INTRADAY TECHNICAL ANALYSIS 1 MARCH (observation as of 07:00 UTC)

[EURUSD]

Important Levels to Watch for:

-        Resistance line of 1.12658 and 1.13065.

-        Support line of 1.11341 and 1.10935.

Commentary/ Reason:

  1. The euro resumed its decline, dropping 0.20% to $1.11957 on Tuesday, but well off the low of $1.11204 from the previous session.

  2. The euro has somewhat recovered post-invasion last week but remains under significant pressure from its global market effects.

  3. Monday’s comments from ECB Governing Council member Centeno weighed on the euro when he said the Eurozone could be vulnerable to stagflation in the wake of the Russian attack on Ukraine. Investors also believe the war will deter the European Central Bank from any strong tightening moves in the near term.

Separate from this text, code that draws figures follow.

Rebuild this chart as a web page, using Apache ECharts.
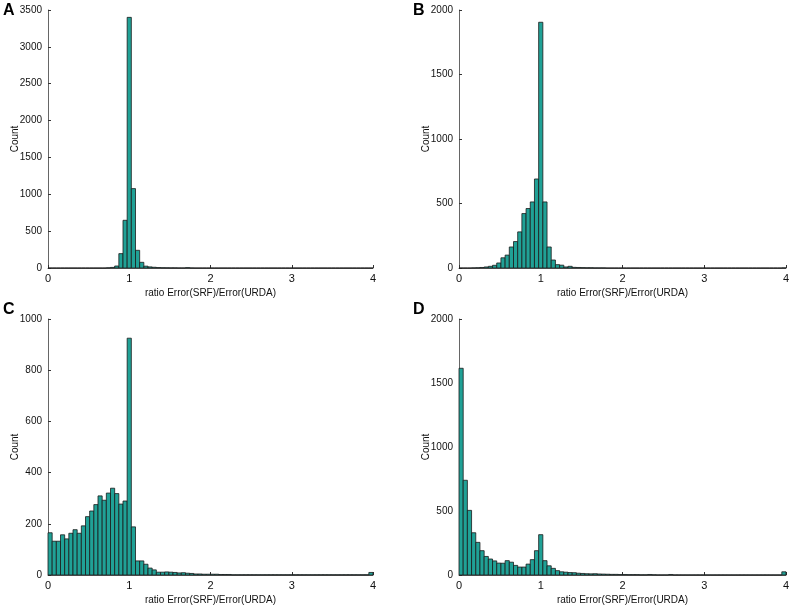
<!DOCTYPE html>
<html>
<head>
<meta charset="utf-8">
<script src="https://cdn.jsdelivr.net/npm/echarts@6/dist/echarts.min.js"></script>
<style>html,body{margin:0;padding:0;background:#fff;}#chart{width:794px;height:606px;}</style>
</head>
<body>
<div id="chart"></div>
<script>
// 78 bins spanning 0..4
const xTicks = [0, 1, 2, 3, 4];
const panelLetters = ['A', 'B', 'C', 'D'];
const xLabel = 'ratio Error(SRF)/Error(URDA)';
const yLabel = 'Count';
const yMaxes = [3500, 2000, 1000, 2000];
const yIntervals = [500, 500, 200, 500];

const countsA = [
  0,0,0,0,0,0,0,0,0,0, 0,0,0,0,3,8,27,195,647,3400,
  1077,240,77,25,15,10,6,4,3,2, 2,1,1,5,1,0,0,0,0,0,
  0,0,0,0,0,0,0,0,0,0, 0,0,0,0,0,0,0,0,0,0,
  0,0,0,0,0,0,0,0,0,0, 0,0,0,0,0,0,0,0
];
const countsB = [
  0,0,0,1,2,4,8,13,21,39, 79,100,163,205,280,422,461,512,690,1905,
  512,163,62,26,22,8,13,5,4,3, 2,2,1,1,1,0,0,0,0,0,
  0,0,0,0,0,0,0,0,0,0, 0,0,0,0,0,0,0,0,0,0,
  0,0,0,0,0,0,0,0,0,0, 0,0,0,0,0,0,0,1
];
const countsC = [
  165,132,132,157,141,163,177,163,192,228, 250,275,309,292,320,339,318,277,289,925,
  188,55,55,42,27,20,11,11,12,11, 10,8,9,7,6,4,4,3,3,3,
  3,2,2,2,1,1,1,1,1,1, 1,1,1,1,1,1,1,1,1,1,
  1,1,1,1,1,1,1,1,1,1, 1,1,1,1,1,1,1,10
];
const countsD = [
  1615,740,505,330,255,190,145,125,110,93, 92,112,100,75,62,62,85,120,190,315,
  112,72,52,34,25,22,19,18,14,12, 10,9,10,8,7,6,5,5,4,4,
  3,3,3,2,2,4,2,1,1,1, 4,1,1,1,1,1,1,1,1,1,
  1,1,1,1,1,1,1,1,1,1, 1,1,1,1,1,1,1,25
];
const allCounts = [countsA, countsB, countsC, countsD];

const xMax = 4;
const nBins = 78;
const binW = xMax / nBins;

const grids = [
  {left: 48, top: 10, width: 325, height: 258},
  {left: 459, top: 10, width: 327, height: 258},
  {left: 48, top: 319, width: 325, height: 258},
  {left: 459, top: 319, width: 327, height: 258}
];
const letterPos = [[3, 3], [413, 3], [3, 302], [413, 302]];

const FONT = '"Liberation Sans", Arial, Helvetica, sans-serif';
const axisColor = '#666';
const barFill = '#20a196';

function renderItem(params, api) {
  const p0 = api.coord([api.value(0), 0]);
  const p1 = api.coord([api.value(1), api.value(2)]);
  return {
    type: 'rect',
    shape: {x: p0[0], y: p1[1], width: p1[0] - p0[0], height: p0[1] - p1[1]},
    style: {fill: barFill, stroke: '#1b1b1b', lineWidth: 0.8}
  };
}

const xAxes = [], yAxes = [], series = [], graphics = [];
grids.forEach((g, k) => {
  xAxes.push({
    type: 'value', gridIndex: k, min: 0, max: xMax, interval: 1,
    name: xLabel, nameLocation: 'middle', nameGap: 20, nameMoveOverlap: false,
    nameTextStyle: {fontFamily: FONT, fontSize: 10, color: '#111'},
    axisLine: {show: true, onZero: false, lineStyle: {color: axisColor, width: 1}},
    axisTick: {show: true, inside: true, length: 3, lineStyle: {color: '#333'}},
    axisLabel: {fontFamily: FONT, fontSize: 11, color: '#111', margin: 5,
                formatter: v => String(v)},
    splitLine: {show: false}
  });
  yAxes.push({
    type: 'value', gridIndex: k, min: 0, max: yMaxes[k], interval: yIntervals[k],
    name: yLabel, nameLocation: 'middle', nameGap: 28, nameMoveOverlap: false,
    nameTextStyle: {fontFamily: FONT, fontSize: 10, color: '#111'},
    axisLine: {show: true, lineStyle: {color: axisColor, width: 1}},
    axisTick: {show: true, inside: true, length: 3, lineStyle: {color: '#333'}},
    axisLabel: {fontFamily: FONT, fontSize: 10, color: '#111', margin: 6,
                formatter: v => String(v)},
    splitLine: {show: false}
  });
  const data = allCounts[k].map((c, i) => [i * binW, (i + 1) * binW, c]);
  series.push({
    type: 'custom', xAxisIndex: k, yAxisIndex: k,
    renderItem: renderItem,
    encode: {x: [0, 1], y: 2},
    data: data,
    animation: false,
    silent: true
  });
  graphics.push({
    type: 'text', left: letterPos[k][0], top: letterPos[k][1],
    style: {text: panelLetters[k], font: 'bold 16px ' + FONT, fill: '#000'}
  });
});

const chart = echarts.init(document.getElementById('chart'), null, {renderer: 'canvas'});
chart.setOption({
  animation: false,
  backgroundColor: '#fff',
  grid: grids,
  xAxis: xAxes,
  yAxis: yAxes,
  series: series,
  graphic: graphics
});
</script>
</body>
</html>
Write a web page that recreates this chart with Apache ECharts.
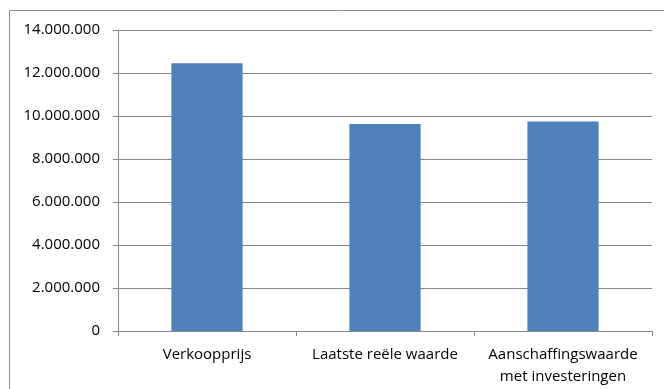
<!DOCTYPE html>
<html lang="nl">
<head>
    <meta charset="UTF-8">
    <title>chart</title>
    <script src="https://cdn.jsdelivr.net/npm/echarts@6/dist/echarts.min.js"></script>
    <style>
        html, body { margin: 0; padding: 0; background: #fff; }
    </style>
</head>
<body>
<div id="chart" style="width: 664px;height:389px;"></div>
<script type="text/javascript">
    var categories = ['Verkoopprijs', 'Laatste reële waarde', 'Aanschaffingswaarde\nmet investeringen'];
    var values = [12450000, 9630000, 9750000];
    var yMin = 0;
    var yMax = 14000000;
    var yStep = 2000000;

    function fmt(v) {
        return String(v).replace(/\B(?=(\d{3})+(?!\d))/g, '.');
    }

    var myChart = echarts.init(document.getElementById('chart'));
    var option = {
        animation: false,
        textStyle: { fontFamily: 'Open Sans' },
        graphic: [{
            type: 'rect',
            shape: { x: 9.5, y: 10.5, width: 700, height: 420 },
            style: { fill: 'none', stroke: '#8c8c8c', lineWidth: 1 }
        }],
        grid: { left: 118, right: 12, top: 30, bottom: 58 },
        xAxis: {
            type: 'category',
            data: categories,
            axisLine: { lineStyle: { color: '#868686' } },
            axisTick: { show: true, length: 5, lineStyle: { color: '#868686' } },
            axisLabel: {
                interval: 0, color: '#000', fontSize: 15, margin: 13,
                lineHeight: 22, fontFamily: 'Open Sans'
            }
        },
        yAxis: {
            type: 'value',
            min: yMin, max: yMax, interval: yStep,
            axisLine: { show: true, lineStyle: { color: '#868686' } },
            axisTick: { show: true, length: 5, lineStyle: { color: '#868686' } },
            splitLine: { lineStyle: { color: '#868686' } },
            axisLabel: {
                color: '#000', fontSize: 15, margin: 18, fontFamily: 'Open Sans',
                formatter: fmt
            }
        },
        series: [{
            type: 'bar',
            data: values,
            barWidth: '40%',
            itemStyle: { color: '#4f81bd' }
        }]
    };
    myChart.setOption(option);
</script>
</body>
</html>
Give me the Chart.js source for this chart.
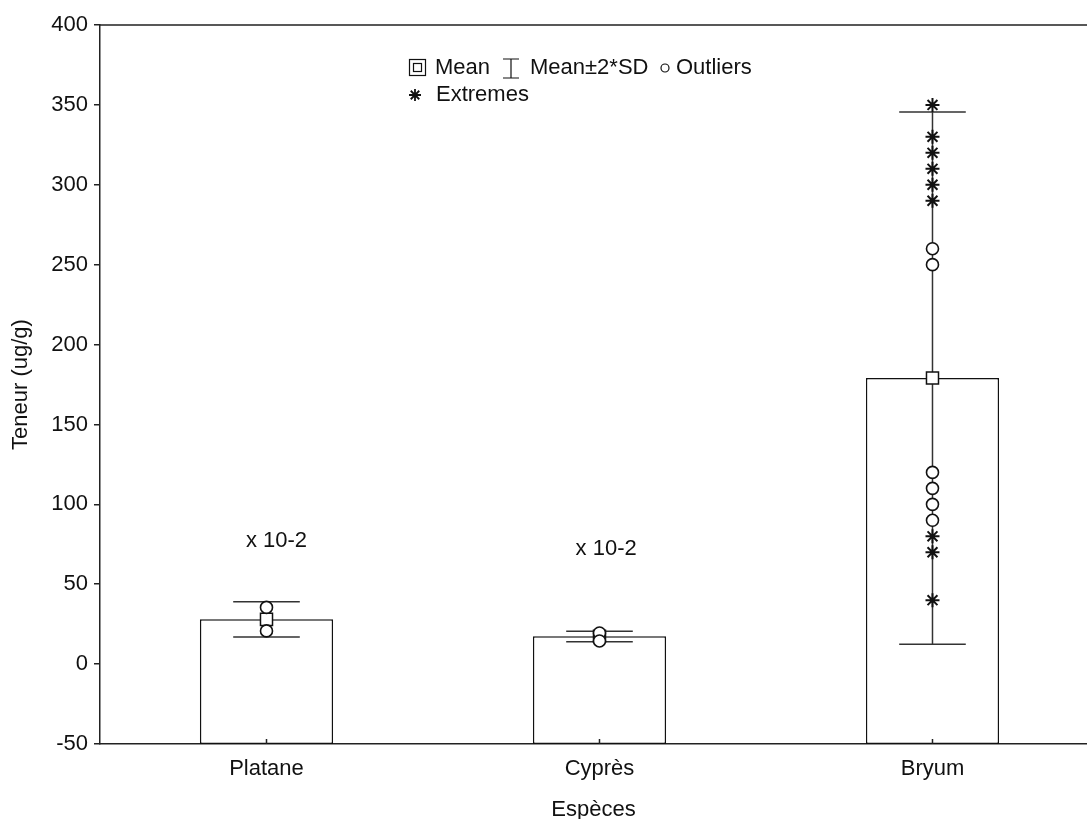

  4. Lower T-note yields on today however limited the upside in the dollar.

  5. The EUR/USD pair rebounded from a recent low at the 1.1134 support line. Bullish conviction appears to have given way to sellers at the start of the Asian session, therefore any rally attempt will be short-lived. Momentum indicators are bearish with downward trajectories.

  6. The macroeconomic calendar will include updates on US inflation and employment this week.

EURUSD

 

[USDCHF]

Important Levels to Watch for:

-        Resistance line of 0.92787 and 0.93247.

-        Support line of 0.91299 and 0.90839.

Commentary/ Reason:

  1. The greenback added rose 0.16% to 0.91821 franc, following Monday's 0.84% retreat.

  2. The safe haven Swiss franc pulled back after their biggest daily rallies in almost seven weeks against the dollar on Monday.

  3. Heightened nervousness on the latest developments around Ukraine kept the pair volatile.

  4. Safe haven was supported after Western nations announced fresh sanctions to punish Russia for its invasion of Ukraine, and President Vladimir Putin put its nuclear forces on high alert.

  5. Favouring the USD/CHF sellers are the bearish MACD signals and the pair’s lower highs marked since January 31. Hence, odds of a pullback towards the stated support line, near 0.913 can’t be ruled out.

  6. Alternatively, the USD/CHF pair's recovery moves will aim for the 50% Fibonacci level near 0.9278. Beyond which the upside momentum to January’s peak of 0.9324 will become imminent.

USDCHF

 

[USDJPY]

Important Levels to Watch for Today:

-        Resistance line of 115.731 and 116.060.

-        Support line of 114.667 and 114.338.

Commentary/ Reason:                                        

  1. The Japanese yen traded at 115.110, pulled back after registering a 0.46% advance overnight against the dollar.

  2. The dollar gains modestly on Tuesday as Asian stocks rose, sparking demand for the greenback.

  3. Though lower T-note yields limited the upside in the dollar.

  4. The pair was put in a mixed performance as traders try to decide if the escalation of the war between Russia and Ukraine and the imposition of harsh sanctions on Russia by Western countries will drive risk-on or risk-off sentiment.

  5. The USD/JPY first resistance would be February 25 daily high at 115.73. Breach of the latter would expose the 116.00 mark. On the downside, only below 115.00 would indicate a temporary top has been made and risk stronger retracement to 114.67.

USDJPY

 

[GBPUSD]

Important Levels to Watch for:

-        Resistance line of 1.34549 and 1.34900.

-        Support line of 1.33411 and 1.33060.

Commentary/ Reason:

  1. Sterling was slightly higher on Tuesday at $1.34193.

  2. The pound was supported by higher oil prices amid worries over the crisis in Eastern Europe, while rising bets for an additional interest rate hike by the Bank of England also provided a slight hope of support to the GBP/USD pair. Money markets are currently pricing in a 50bps rate hike from the BoE next month, after delivering two 25bps hike in the previous two meetings.

  3. The dollar however, maintained its strength against major currency pairs as the unprecedented outcome of the conflict between Russia and the Ukraine continues to support the demand for safe-haven currencies. Tensions over the Russian invasion of Ukraine continue to rise, with Western nations announcing fresh sanctions against Russia and Russian President Vladimir Putin putting nuclear-armed forces on high alert.

  4. The GBP/USD pair supported the 1.334 price line, as a rally attempt will now be made. Conviction behind the move will be tested in today’s session. Price may be overextended in the short term and could rally back to the 1.3455 daily resistance level before declining.